RAMLE, Israel (Reuters) - Former Israeli Prime Minister Ehud Olmert, 71, was released on parole on Sunday from a prison in Ramle, near Tel Aviv, after serving 16 months in jail for corruption.
Olmert was found guilty in 2014 of accepting bribes from real estate developers when he was Jerusalem’s mayor, before his 2006-09 term as prime minister and head of a centrist political party.
On Sunday, a parole board decided to cut short his 27-month term, a common practice in Israel for prisoners who have not committed violent crimes. Olmert, accompanied by a government bodyguard, made no comment to reporters as he left.
The corruption allegations led to Olmert’s resignation as prime minister in September 2008. He stayed in office in a caretaker capacity until a February 2009 election brought right-winger Benjamin Netanyahu to power.
During his time as Israel’s leader, he claimed significant progress in talks with the Palestinians on securing a peace deal, offering an Israeli withdrawal from much of the occupied West Bank. But no agreement was reached.
A lawyer by profession, Olmert began his political career in the 1970s as a right-wing lawmaker who targeted organized crime in Israel. As prime minister, Olmert waged war against militants in Lebanon in 2006 and the Gaza Strip in 2008.

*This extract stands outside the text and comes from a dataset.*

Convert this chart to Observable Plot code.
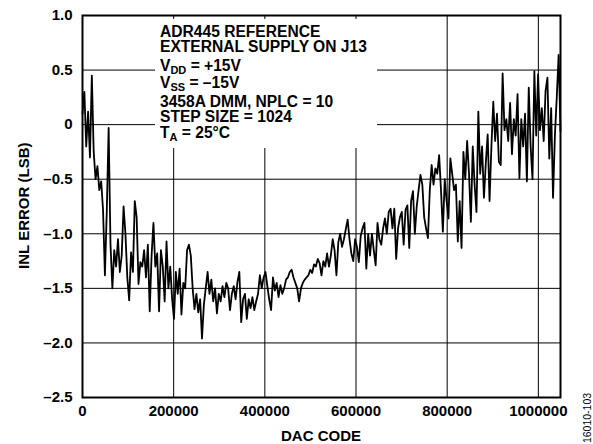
<!DOCTYPE html>
<html><head><meta charset="utf-8">
<script src="https://cdn.jsdelivr.net/npm/d3@7"></script>
<script src="https://cdn.jsdelivr.net/npm/@observablehq/plot@0.6"></script>
<style>body{margin:0;background:#fff} svg{display:block}</style>
</head><body><div id="chart"></div>
<script>
const codeStep = 4096;
const inlError = [
 0.1, 0.3, -0.2, 0.12, -0.3, 0.45, -0.25, -0.5, -0.38, -0.6,
 -0.52, -0.78, -1.38, -0.8, -0.03, -1.1, -1.5, -1.15, -1.3, -1.05,
 -1.35, -1.2, -0.75, -1.0, -1.4, -1.61, -1.17, -1.35, -0.7, -0.85,
 -1.46, -1.26, -1.3, -1.15, -1.4, -1.1, -1.71, -1.2, -0.9, -1.3,
 -1.18, -1.71, -1.15, -1.3, -1.62, -1.07, -1.5, -1.3, -1.6, -1.78,
 -1.35, -1.55, -1.32, -1.74, -1.45, -1.5, -1.15, -1.1, -1.2, -1.5,
 -1.69, -1.55, -1.72, -1.6, -1.96, -1.65, -1.5, -1.35, -1.55, -1.42,
 -1.62, -1.5, -1.73, -1.55, -1.62, -1.48, -1.58, -1.45, -1.5, -1.7,
 -1.55, -1.48, -1.6, -1.44, -1.35, -1.81, -1.6, -1.55, -1.78, -1.6,
 -1.68, -1.58, -1.7, -1.62, -1.55, -1.38, -1.5, -1.4, -1.35, -1.48,
 -1.6, -1.7, -1.4, -1.52, -1.45, -1.58, -1.47, -1.55, -1.5, -1.42,
 -1.4, -1.35, -1.33, -1.4, -1.45, -1.5, -1.62, -1.5, -1.45, -1.42,
 -1.4, -1.38, -1.33, -1.36, -1.28, -1.3, -1.23, -1.27, -1.38, -1.25,
 -1.3, -1.18, -1.3, -1.2, -1.05, -1.15, -1.38, -1.08, -1.0, -1.12,
 -1.05, -0.96, -0.87, -1.05, -1.18, -1.25, -1.05, -1.12, -1.26, -1.02,
 -0.95, -0.9, -1.32, -1.0, -1.2, -1.0, -1.15, -1.29, -0.9, -1.05,
 -1.1, -0.95, -0.86, -1.0, -0.8, -0.77, -0.95, -0.77, -1.23, -0.95,
 -0.85, -0.8, -1.1, -0.78, -0.74, -1.13, -0.7, -0.61, -1.0, -0.75,
 -0.6, -0.46, -0.55, -0.85, -0.95, -1.04, -0.6, -0.37, -0.55, -0.4,
 -0.45, -0.28, -0.6, -0.98, -0.5, -0.7, -0.86, -0.31, -0.45, -0.6,
 -0.55, -1.07, -0.7, -1.13, -0.25, -0.5, -0.15, -0.45, -0.89, -0.2,
 -0.55, -0.8, 0.12, -0.45, -0.2, -0.67, -0.35, -0.09, -0.7, -0.2,
 0.21, -0.15, 0.1, -0.34, -0.37, 0.47, -0.05, 0.05, -0.15, 0.2,
 -0.27, 0.05, -0.1, 0.28, -0.49, 0.05, -0.2, 0.1, -0.52, 0.34,
 -0.2, -0.5, 0.49, -0.1, 0.46, -0.05, 0.15, -0.15, 0.31, 0.43,
 -0.31, 0.15, -0.67, -0.1, 0.25, 0.64, -0.06
];
const xTicks = [0, 200000, 400000, 600000, 800000, 1000000];
const yTicks = [-2.5, -2.0, -1.5, -1.0, -0.5, 0, 0.5, 1.0];
const xGridLines = [200000, 400000, 600000, 800000, 1000000];
const yGridLines = [-2.0, -1.5, -1.0, -0.5, 0, 0.5];
const noteLines = [
  [["ADR445 REFERENCE"]],
  [["EXTERNAL SUPPLY ON J13"]],
  [["V"], ["DD", true], [" = +15V"]],
  [["V"], ["SS", true], [" = \u201315V"]],
  [["3458A DMM, NPLC = 10"]],
  [["STEP SIZE = 1024"]],
  [["T"], ["A", true], [" = 25\u00B0C"]]
];
const xTitle = "DAC CODE";
const yTitle = "INL ERROR (LSB)";
const figId = "16010-103";

const data = inlError.map((v, i) => ({code: i * codeStep, inl: v}));
const fmtY = d => d === 0 ? "0" : (d < 0 ? "\u2013" : "") + Math.abs(d).toFixed(1);
const FONT = "'Liberation Sans', Arial, Helvetica, sans-serif";

const chart = Plot.plot({
  width: 593, height: 444,
  marginLeft: 82, marginRight: 33, marginTop: 15, marginBottom: 47,
  style: {fontFamily: FONT, background: "#fff", color: "#000"},
  x: {domain: [0, 1048576]},
  y: {domain: [-2.5, 1.0]},
  marks: [
    Plot.gridX(xGridLines, {stroke: "#000", strokeOpacity: 1, strokeWidth: 1}),
    Plot.gridY(yGridLines, {stroke: "#000", strokeOpacity: 1, strokeWidth: 1}),
    Plot.line(data, {x: "code", y: "inl", stroke: "#000", strokeWidth: 1.8, strokeLinejoin: "round"}),
    Plot.frame({stroke: "#000", strokeWidth: 2}),
    Plot.axisX(xTicks, {tickSize: 0, tickPadding: 8, tickFormat: d => String(d), fontSize: 15, fontWeight: "bold", label: null}),
    Plot.axisY(yTicks, {tickSize: 0, tickPadding: 10, tickFormat: fmtY, fontSize: 15, fontWeight: "bold", label: null})
  ]
});
document.getElementById("chart").appendChild(chart);

const svg = d3.select(chart);
// annotation box (white, hides gridlines)
svg.append("rect").attr("x", 155).attr("y", 19).attr("width", 222).attr("height", 129).attr("fill", "#fff");
const baselines = [36.7, 52.3, 70.7, 88.3, 106.7, 122.3, 138.3];
noteLines.forEach((parts, li) => {
  const t = svg.append("text").attr("x", 160).attr("y", baselines[li]).attr("text-anchor", "start")
    .attr("font-family", FONT).attr("font-weight", "bold").attr("font-size", 15.6).attr("fill", "#000");
  let shifted = false;
  parts.forEach(([s, sub]) => {
    const ts = t.append("tspan").text(s);
    if (sub) { ts.attr("font-size", 11).attr("dy", 3); shifted = true; }
    else if (shifted) { ts.attr("dy", -3); shifted = false; }
  });
});
svg.append("text").attr("x", 321).attr("y", 441).attr("text-anchor", "middle")
  .attr("font-family", FONT).attr("font-weight", "bold").attr("font-size", 15).text(xTitle);
svg.append("text").attr("transform", "translate(28.5,205.7) rotate(-90)").attr("text-anchor", "middle")
  .attr("font-family", FONT).attr("font-weight", "bold").attr("font-size", 15).text(yTitle);
svg.append("text").attr("transform", "translate(590.5,418) rotate(-90)").attr("text-anchor", "middle")
  .attr("font-family", FONT).attr("font-size", 10.5).text(figId);
</script></body></html>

His original six-year sentence - the judge in the case said his corruption offences were tantamount to “treason” - was cut to 18 months on appeal, but another month was later tagged on over obstruction of justice charges.
Olmert’s term was ultimately lengthened to 27 months after he was convicted in a separate case involving cash payments from a U.S. businessman.
Leaving prison for his home in Tel Aviv dressed in a black tee shirt and black trousers, Olmert looked gaunt, 12 days after being treated in hospital for what Israeli media reported were chest pains. He was returned to prison several days before the parole hearing.
Any attempt at a political comeback seems unlikely. A court found that his crimes entailed “moral turpitude”, which under Israeli law would preclude Olmert from running for public office for seven years after his release, when he will be 78.